> [WHAT THE EXERCISE ASKS] Return the material word for word. Do not include pictures.

> [DATASET EXTRACT]
..............................

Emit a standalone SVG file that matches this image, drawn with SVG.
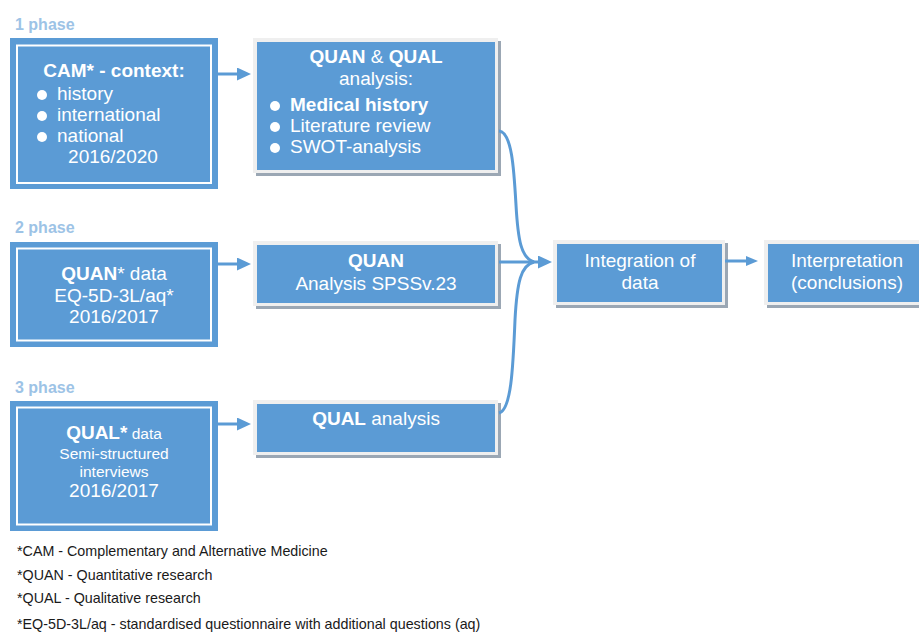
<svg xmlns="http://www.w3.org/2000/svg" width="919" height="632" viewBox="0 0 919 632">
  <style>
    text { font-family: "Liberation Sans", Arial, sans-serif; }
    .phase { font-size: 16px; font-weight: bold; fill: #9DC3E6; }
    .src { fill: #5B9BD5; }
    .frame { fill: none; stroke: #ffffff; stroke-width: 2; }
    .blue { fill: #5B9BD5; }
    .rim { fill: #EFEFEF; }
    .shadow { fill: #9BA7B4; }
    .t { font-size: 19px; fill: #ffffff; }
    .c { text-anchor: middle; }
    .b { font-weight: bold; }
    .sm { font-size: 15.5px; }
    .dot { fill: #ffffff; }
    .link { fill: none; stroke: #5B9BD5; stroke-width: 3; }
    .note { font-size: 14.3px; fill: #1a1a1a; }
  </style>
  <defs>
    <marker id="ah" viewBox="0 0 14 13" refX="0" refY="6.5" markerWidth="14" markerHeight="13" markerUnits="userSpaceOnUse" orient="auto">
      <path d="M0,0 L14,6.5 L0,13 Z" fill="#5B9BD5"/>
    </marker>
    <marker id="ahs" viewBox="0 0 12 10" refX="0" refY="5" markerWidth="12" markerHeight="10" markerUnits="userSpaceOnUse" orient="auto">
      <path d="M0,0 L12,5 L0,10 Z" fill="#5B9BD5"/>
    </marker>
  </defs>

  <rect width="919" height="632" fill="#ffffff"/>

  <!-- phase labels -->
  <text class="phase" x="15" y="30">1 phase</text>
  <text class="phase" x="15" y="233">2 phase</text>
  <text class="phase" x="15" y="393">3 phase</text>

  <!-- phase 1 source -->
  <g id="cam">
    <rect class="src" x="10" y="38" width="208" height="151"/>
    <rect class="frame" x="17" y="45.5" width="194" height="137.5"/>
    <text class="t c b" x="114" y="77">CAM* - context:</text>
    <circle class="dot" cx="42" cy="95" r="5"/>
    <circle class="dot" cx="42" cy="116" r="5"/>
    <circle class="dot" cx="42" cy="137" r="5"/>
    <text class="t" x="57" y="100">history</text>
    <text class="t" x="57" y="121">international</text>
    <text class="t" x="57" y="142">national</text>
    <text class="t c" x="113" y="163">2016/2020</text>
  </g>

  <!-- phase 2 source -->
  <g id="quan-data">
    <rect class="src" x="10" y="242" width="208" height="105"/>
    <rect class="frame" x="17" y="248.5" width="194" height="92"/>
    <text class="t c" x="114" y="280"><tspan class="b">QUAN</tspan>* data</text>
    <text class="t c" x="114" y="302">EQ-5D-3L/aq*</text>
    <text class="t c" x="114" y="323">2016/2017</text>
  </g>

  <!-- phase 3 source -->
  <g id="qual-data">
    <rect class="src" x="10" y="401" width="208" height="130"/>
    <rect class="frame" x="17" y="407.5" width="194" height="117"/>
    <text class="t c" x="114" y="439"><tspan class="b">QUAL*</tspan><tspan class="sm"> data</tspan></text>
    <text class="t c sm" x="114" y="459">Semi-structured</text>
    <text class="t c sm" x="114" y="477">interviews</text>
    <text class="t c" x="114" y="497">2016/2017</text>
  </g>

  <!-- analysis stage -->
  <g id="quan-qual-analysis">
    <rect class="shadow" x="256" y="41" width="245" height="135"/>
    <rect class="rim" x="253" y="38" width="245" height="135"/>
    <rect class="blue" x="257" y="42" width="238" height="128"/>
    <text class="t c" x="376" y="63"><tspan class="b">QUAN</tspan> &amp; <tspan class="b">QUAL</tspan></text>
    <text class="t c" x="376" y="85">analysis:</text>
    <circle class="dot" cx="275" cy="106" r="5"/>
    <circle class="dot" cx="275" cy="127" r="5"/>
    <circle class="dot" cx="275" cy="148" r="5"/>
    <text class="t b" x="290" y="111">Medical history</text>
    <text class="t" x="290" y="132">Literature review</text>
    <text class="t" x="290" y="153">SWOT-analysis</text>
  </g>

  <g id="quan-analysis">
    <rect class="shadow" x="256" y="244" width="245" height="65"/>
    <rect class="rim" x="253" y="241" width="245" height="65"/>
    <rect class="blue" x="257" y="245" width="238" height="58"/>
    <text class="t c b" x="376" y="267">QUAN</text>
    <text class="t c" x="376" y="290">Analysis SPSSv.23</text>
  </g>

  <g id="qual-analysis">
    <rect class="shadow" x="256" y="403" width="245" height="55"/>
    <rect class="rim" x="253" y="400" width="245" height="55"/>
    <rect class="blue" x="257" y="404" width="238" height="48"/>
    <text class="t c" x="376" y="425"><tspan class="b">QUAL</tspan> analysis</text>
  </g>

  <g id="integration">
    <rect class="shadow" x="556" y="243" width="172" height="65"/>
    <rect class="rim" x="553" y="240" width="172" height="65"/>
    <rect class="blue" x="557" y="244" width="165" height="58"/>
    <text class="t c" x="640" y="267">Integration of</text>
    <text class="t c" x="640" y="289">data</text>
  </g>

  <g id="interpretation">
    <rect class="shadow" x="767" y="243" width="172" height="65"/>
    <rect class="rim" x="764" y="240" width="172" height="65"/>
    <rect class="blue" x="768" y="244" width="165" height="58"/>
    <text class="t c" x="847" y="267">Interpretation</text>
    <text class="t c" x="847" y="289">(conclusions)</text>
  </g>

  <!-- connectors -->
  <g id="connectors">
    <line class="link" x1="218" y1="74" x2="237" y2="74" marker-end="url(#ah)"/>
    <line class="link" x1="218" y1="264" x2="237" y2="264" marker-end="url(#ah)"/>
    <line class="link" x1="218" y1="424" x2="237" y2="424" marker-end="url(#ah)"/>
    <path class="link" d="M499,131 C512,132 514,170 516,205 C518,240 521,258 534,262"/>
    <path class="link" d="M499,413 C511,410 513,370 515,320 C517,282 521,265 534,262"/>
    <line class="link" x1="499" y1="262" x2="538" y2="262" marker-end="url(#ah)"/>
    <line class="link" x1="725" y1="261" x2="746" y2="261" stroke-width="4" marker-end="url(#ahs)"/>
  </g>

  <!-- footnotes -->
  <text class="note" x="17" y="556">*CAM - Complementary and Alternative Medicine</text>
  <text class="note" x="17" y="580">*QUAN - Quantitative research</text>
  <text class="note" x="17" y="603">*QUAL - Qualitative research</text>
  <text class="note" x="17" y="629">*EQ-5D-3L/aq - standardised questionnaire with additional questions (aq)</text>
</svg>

..............................

> [TASK ANSWER]
Emit a standalone SVG file that matches this image, drawn with SVG.
<svg xmlns="http://www.w3.org/2000/svg" width="919" height="632" viewBox="0 0 919 632">
  <style>
    text { font-family: "Liberation Sans", Arial, sans-serif; }
    .phase { font-size: 16px; font-weight: bold; fill: #9DC3E6; }
    .src { fill: #5B9BD5; }
    .frame { fill: none; stroke: #ffffff; stroke-width: 2; }
    .blue { fill: #5B9BD5; }
    .rim { fill: #EFEFEF; }
    .shadow { fill: #9BA7B4; }
    .t { font-size: 19px; fill: #ffffff; }
    .c { text-anchor: middle; }
    .b { font-weight: bold; }
    .sm { font-size: 15.5px; }
    .dot { fill: #ffffff; }
    .link { fill: none; stroke: #5B9BD5; stroke-width: 3; }
    .note { font-size: 14.3px; fill: #1a1a1a; }
  </style>
  <defs>
    <marker id="ah" viewBox="0 0 14 13" refX="0" refY="6.5" markerWidth="14" markerHeight="13" markerUnits="userSpaceOnUse" orient="auto">
      <path d="M0,0 L14,6.5 L0,13 Z" fill="#5B9BD5"/>
    </marker>
    <marker id="ahs" viewBox="0 0 12 10" refX="0" refY="5" markerWidth="12" markerHeight="10" markerUnits="userSpaceOnUse" orient="auto">
      <path d="M0,0 L12,5 L0,10 Z" fill="#5B9BD5"/>
    </marker>
  </defs>

  <rect width="919" height="632" fill="#ffffff"/>

  <!-- phase labels -->
  <text class="phase" x="15" y="30">1 phase</text>
  <text class="phase" x="15" y="233">2 phase</text>
  <text class="phase" x="15" y="393">3 phase</text>

  <!-- phase 1 source -->
  <g id="cam">
    <rect class="src" x="10" y="38" width="208" height="151"/>
    <rect class="frame" x="17" y="45.5" width="194" height="137.5"/>
    <text class="t c b" x="114" y="77">CAM* - context:</text>
    <circle class="dot" cx="42" cy="95" r="5"/>
    <circle class="dot" cx="42" cy="116" r="5"/>
    <circle class="dot" cx="42" cy="137" r="5"/>
    <text class="t" x="57" y="100">history</text>
    <text class="t" x="57" y="121">international</text>
    <text class="t" x="57" y="142">national</text>
    <text class="t c" x="113" y="163">2016/2020</text>
  </g>

  <!-- phase 2 source -->
  <g id="quan-data">
    <rect class="src" x="10" y="242" width="208" height="105"/>
    <rect class="frame" x="17" y="248.5" width="194" height="92"/>
    <text class="t c" x="114" y="280"><tspan class="b">QUAN</tspan>* data</text>
    <text class="t c" x="114" y="302">EQ-5D-3L/aq*</text>
    <text class="t c" x="114" y="323">2016/2017</text>
  </g>

  <!-- phase 3 source -->
  <g id="qual-data">
    <rect class="src" x="10" y="401" width="208" height="130"/>
    <rect class="frame" x="17" y="407.5" width="194" height="117"/>
    <text class="t c" x="114" y="439"><tspan class="b">QUAL*</tspan><tspan class="sm"> data</tspan></text>
    <text class="t c sm" x="114" y="459">Semi-structured</text>
    <text class="t c sm" x="114" y="477">interviews</text>
    <text class="t c" x="114" y="497">2016/2017</text>
  </g>

  <!-- analysis stage -->
  <g id="quan-qual-analysis">
    <rect class="shadow" x="256" y="41" width="245" height="135"/>
    <rect class="rim" x="253" y="38" width="245" height="135"/>
    <rect class="blue" x="257" y="42" width="238" height="128"/>
    <text class="t c" x="376" y="63"><tspan class="b">QUAN</tspan> &amp; <tspan class="b">QUAL</tspan></text>
    <text class="t c" x="376" y="85">analysis:</text>
    <circle class="dot" cx="275" cy="106" r="5"/>
    <circle class="dot" cx="275" cy="127" r="5"/>
    <circle class="dot" cx="275" cy="148" r="5"/>
    <text class="t b" x="290" y="111">Medical history</text>
    <text class="t" x="290" y="132">Literature review</text>
    <text class="t" x="290" y="153">SWOT-analysis</text>
  </g>

  <g id="quan-analysis">
    <rect class="shadow" x="256" y="244" width="245" height="65"/>
    <rect class="rim" x="253" y="241" width="245" height="65"/>
    <rect class="blue" x="257" y="245" width="238" height="58"/>
    <text class="t c b" x="376" y="267">QUAN</text>
    <text class="t c" x="376" y="290">Analysis SPSSv.23</text>
  </g>

  <g id="qual-analysis">
    <rect class="shadow" x="256" y="403" width="245" height="55"/>
    <rect class="rim" x="253" y="400" width="245" height="55"/>
    <rect class="blue" x="257" y="404" width="238" height="48"/>
    <text class="t c" x="376" y="425"><tspan class="b">QUAL</tspan> analysis</text>
  </g>

  <g id="integration">
    <rect class="shadow" x="556" y="243" width="172" height="65"/>
    <rect class="rim" x="553" y="240" width="172" height="65"/>
    <rect class="blue" x="557" y="244" width="165" height="58"/>
    <text class="t c" x="640" y="267">Integration of</text>
    <text class="t c" x="640" y="289">data</text>
  </g>

  <g id="interpretation">
    <rect class="shadow" x="767" y="243" width="172" height="65"/>
    <rect class="rim" x="764" y="240" width="172" height="65"/>
    <rect class="blue" x="768" y="244" width="165" height="58"/>
    <text class="t c" x="847" y="267">Interpretation</text>
    <text class="t c" x="847" y="289">(conclusions)</text>
  </g>

  <!-- connectors -->
  <g id="connectors">
    <line class="link" x1="218" y1="74" x2="237" y2="74" marker-end="url(#ah)"/>
    <line class="link" x1="218" y1="264" x2="237" y2="264" marker-end="url(#ah)"/>
    <line class="link" x1="218" y1="424" x2="237" y2="424" marker-end="url(#ah)"/>
    <path class="link" d="M499,131 C512,132 514,170 516,205 C518,240 521,258 534,262"/>
    <path class="link" d="M499,413 C511,410 513,370 515,320 C517,282 521,265 534,262"/>
    <line class="link" x1="499" y1="262" x2="538" y2="262" marker-end="url(#ah)"/>
    <line class="link" x1="725" y1="261" x2="746" y2="261" stroke-width="4" marker-end="url(#ahs)"/>
  </g>

  <!-- footnotes -->
  <text class="note" x="17" y="556">*CAM - Complementary and Alternative Medicine</text>
  <text class="note" x="17" y="580">*QUAN - Quantitative research</text>
  <text class="note" x="17" y="603">*QUAL - Qualitative research</text>
  <text class="note" x="17" y="629">*EQ-5D-3L/aq - standardised questionnaire with additional questions (aq)</text>
</svg>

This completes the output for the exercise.